We first heard about Sony being hacked a couple of weeks ago. That's when the PlayStation Network went down. There was no explanation for a few days as the whole thing was dealt with internally, but after the network had been down for five days or so, people began wondering what was going on. They soon found out: a massive security breach, one of the largest in history, in which up to 77 million people had personal information stolen.
Late Monday brought word of a SECOND hack, this one of Sony's Online Entertainment Network. Twenty-four thousand customers had their credit card details ripped off. Sony says the data was old, dating back to 2007. So while it's very likely that much of the information was outdated, one wonders why it was just sitting there on a server in the first place.
We talk to Chet Wisniewski from the security firm Sophos about this. He says that while every company has different approaches when it comes to data retention, there are often problems when a bigger company acquires a smaller one and must become the custodian of a whole bunch of data that might be set up in a completely different way.
We also talk to Erica Newland, policy analyst for The Center for Democracy and Technology's Consumer Privacy Project.
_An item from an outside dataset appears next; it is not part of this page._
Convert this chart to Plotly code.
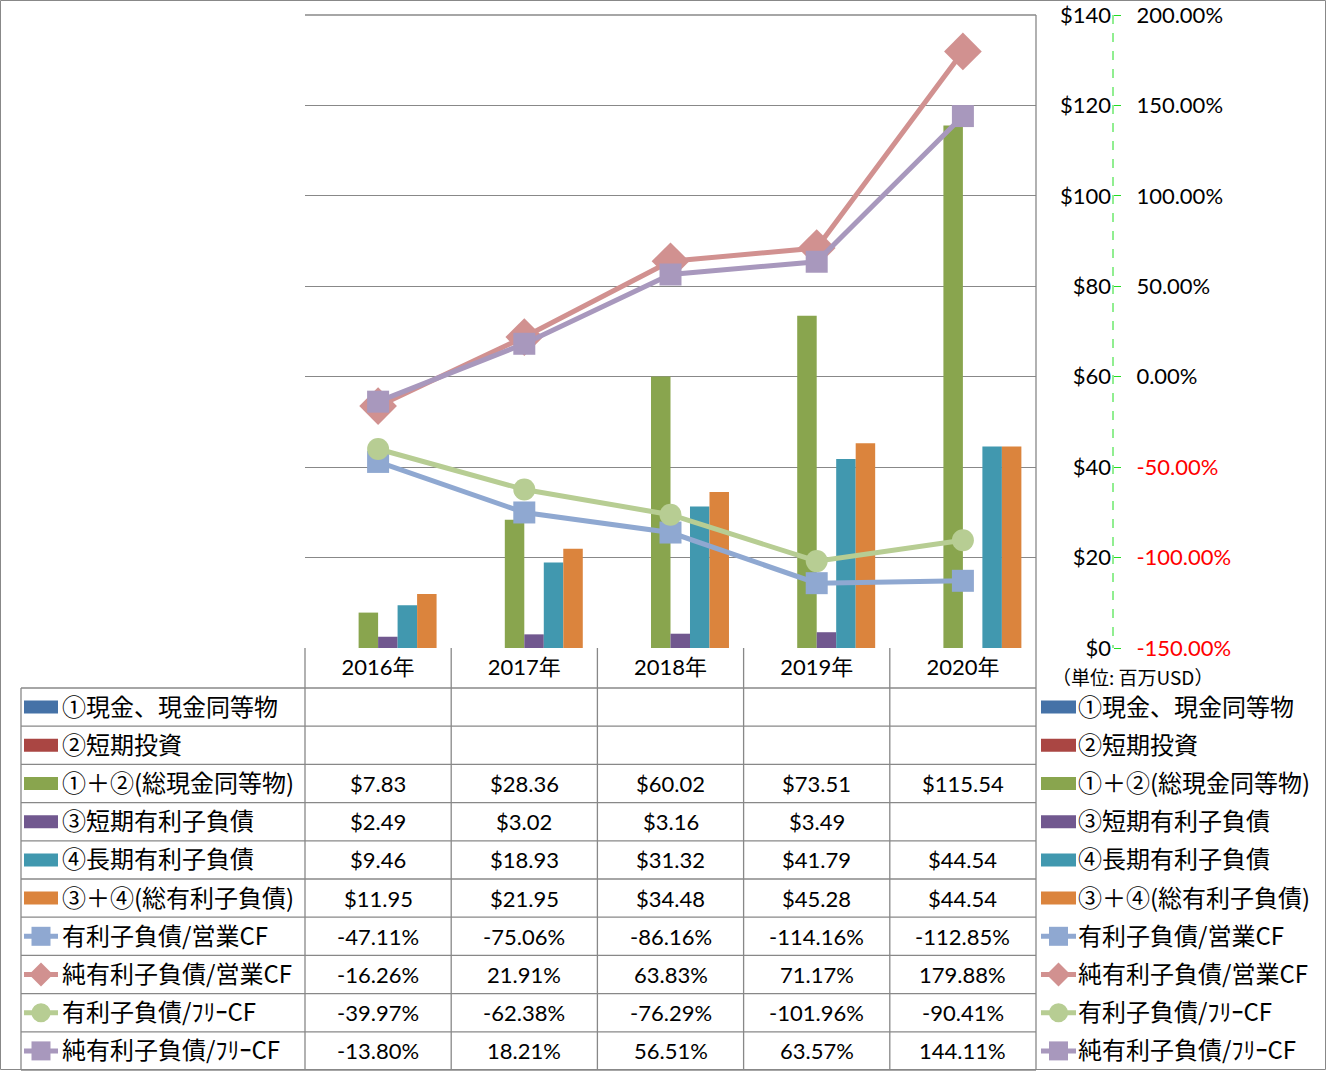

She says that among major industrialized countries, there are only two that have no baseline law about data retention: Turkey and The United States. But there's a lot of momentum in Congress to get something done. Sony's recent difficulties would seem to spur that along.
Also in this program, Throwbot is the name being used for what is essentially a robot pirate. It's a tiny little robot that can stick to the side of a ship, climb up, jump the rail, and spy on, well, ACTUAL PIRATES.